Bonnie Hobbs began her career in journalism in the San Francisco Bay area, where she grew up. She has worked for papers in North Carolina and elsewhere in Virginia. But it is in Centreville that both Bonnie and her stories have become an integral part of the community.

Though Bonnie says that crime is her favorite subject to cover, her reporting has covered every aspect of life in Centreville from school events such as art shows, retirements and international nights, to business openings or the closing of local icons such as Hunter Hardware and Payne’s Restaurant. She has covered the joys we share as a community during Centreville Day or high school homecomings, but she has covered the community’s tragedies as well.

This may seem to be merely a reflection of the news, but journalism has the power to both report the news and to shape a community’s identity and spirit, as anyone weary of the parade of murder and mayhem stories that crowd local television reporting knows. Bonnie has consistently chosen to report on the community as a multifaceted whole and with sensitivity to the effect her stories might have on the lives she covers.

In all of her stories, but especially in those that describe suffering and loss, Bonnie uncovers the deeper human experience without sensationalism.
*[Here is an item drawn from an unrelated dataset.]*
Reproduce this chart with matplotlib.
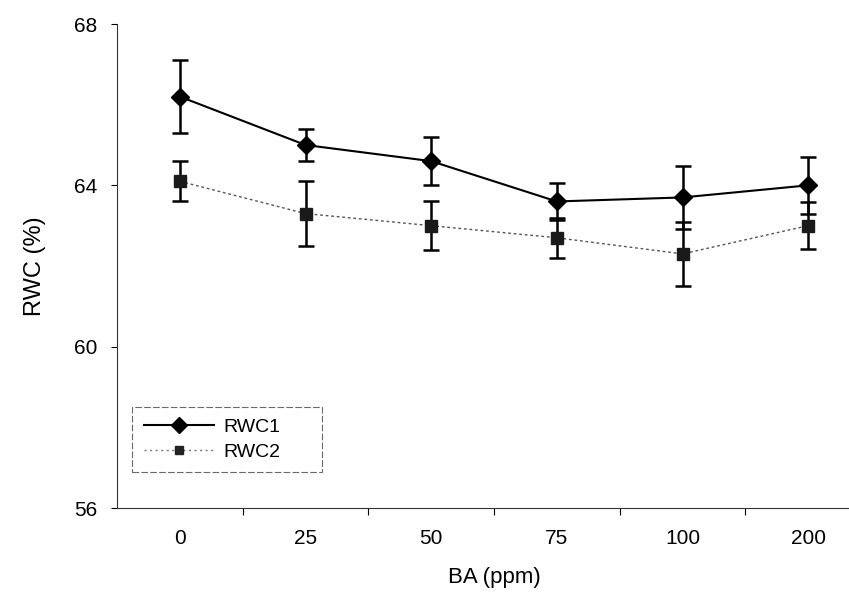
import numpy as np
import matplotlib
matplotlib.use("Agg")
import matplotlib.pyplot as plt
from matplotlib.lines import Line2D

plt.rcParams['font.family'] = ['Liberation Sans', 'DejaVu Sans']

ba_labels = ['0', '25', '50', '75', '100', '200']
rwc1 = [66.2, 65.0, 64.6, 63.6, 63.7, 64.0]
rwc1_err = [0.9, 0.4, 0.6, 0.47, 0.78, 0.7]
rwc2 = [64.1, 63.3, 63.0, 62.7, 62.3, 63.0]
rwc2_err = [0.5, 0.8, 0.6, 0.5, 0.8, 0.58]

x = np.arange(len(ba_labels))

fig = plt.figure(figsize=(8.49, 5.99), dpi=100)
# plot area runs a bit past the right edge of the page, like the scan
ax = fig.add_axes([117/849, 91/599, 754/849, 484/599])

ax.plot(x, rwc2, color='#555555', lw=1.0, ls=(0, (2, 2)), zorder=2)
ax.errorbar(x, rwc2, yerr=rwc2_err, color='black', lw=0, marker='s', ms=8,
            mfc='#1a1a1a', mec='#1a1a1a', elinewidth=1.8, capsize=6, capthick=1.8,
            zorder=3)
ax.errorbar(x, rwc1, yerr=rwc1_err, color='black', lw=1.5, marker='D', ms=9,
            elinewidth=1.8, capsize=6, capthick=1.8, zorder=4)

ax.set_xlim(-0.5, 5.5)
ax.set_ylim(56, 68)
ax.set_yticks([56, 60, 64, 68])
ax.set_xticks(x)
ax.set_xticklabels(ba_labels)
ax.set_xticks(np.arange(0.5, 5.0, 1.0), minor=True)
ax.tick_params(axis='x', which='major', length=0, pad=15, labelsize=15)
ax.tick_params(axis='x', which='minor', length=5, width=0.8, direction='out')
ax.tick_params(axis='y', which='major', length=4, width=0.8, direction='out',
               pad=10, labelsize=15)

for side in ['top', 'right']:
    ax.spines[side].set_visible(False)
for side in ['left', 'bottom']:
    ax.spines[side].set_linewidth(0.8)
    ax.spines[side].set_color('#333333')

ax.set_xlabel('BA (ppm)', fontsize=16, labelpad=14)
ax.set_ylabel('RWC (%)', fontsize=17, labelpad=20)

handles = [
    Line2D([], [], color='black', lw=1.5, marker='D', ms=8, label='RWC1'),
    Line2D([], [], color='#777777', lw=1.0, ls=(0, (1.5, 2.5)), marker='s',
           ms=6, mfc='#222222', mec='#222222', label='RWC2'),
]
leg = ax.legend(handles=handles, loc='lower left',
                bbox_to_anchor=(0.02, 0.074, 0.252, 0.14), mode='expand',
                borderaxespad=0, fontsize=14, frameon=True, fancybox=False,
                edgecolor='#444444', handlelength=3.6, handletextpad=0.5,
                borderpad=0.6, labelspacing=0.35)
leg.get_frame().set_linewidth(0.8)
leg.get_frame().set_linestyle((0, (6, 2)))

fig.savefig('out.png', dpi=100)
As Meg Crossett, who met Bonnie 20 year ago when she first started reporting on Centreville, observes, “she has covered the tragedies in such a way that we all feel the grief of the family who has lost a loved one, she honors their memory as she tells their story.” Some stories have also served to help overcome loss by featuring events such as the candlelight vigils for officers Vicky Armel and Michael Garbarino, or fundraising events such as the Angel Kisses race, St. Baldrick’s Day, or Centreville Day’s newly established Zombie Slouch Fun Run.

Bonnie works tirelessly, often sacrificing her own free time to attend community events, and she is regularly up past midnight writing stories and preparing the paper for publication. She has achieved all this without sacrificing journalistic excellence, having been repeatedly recognized by the Virginia Press Association and the American Society of Professional Journalists. We are privileged to recognize her contributions at the Centreville Day opening ceremonies at 11 a.m., Saturday, Oct. 20 at the stage at St. John’s Episcopal Church, 5640 Mt. Gilead Road. Note access to the area is restricted due to road closures. See www.CentrevilleVA.org for information about free parking and shuttle service.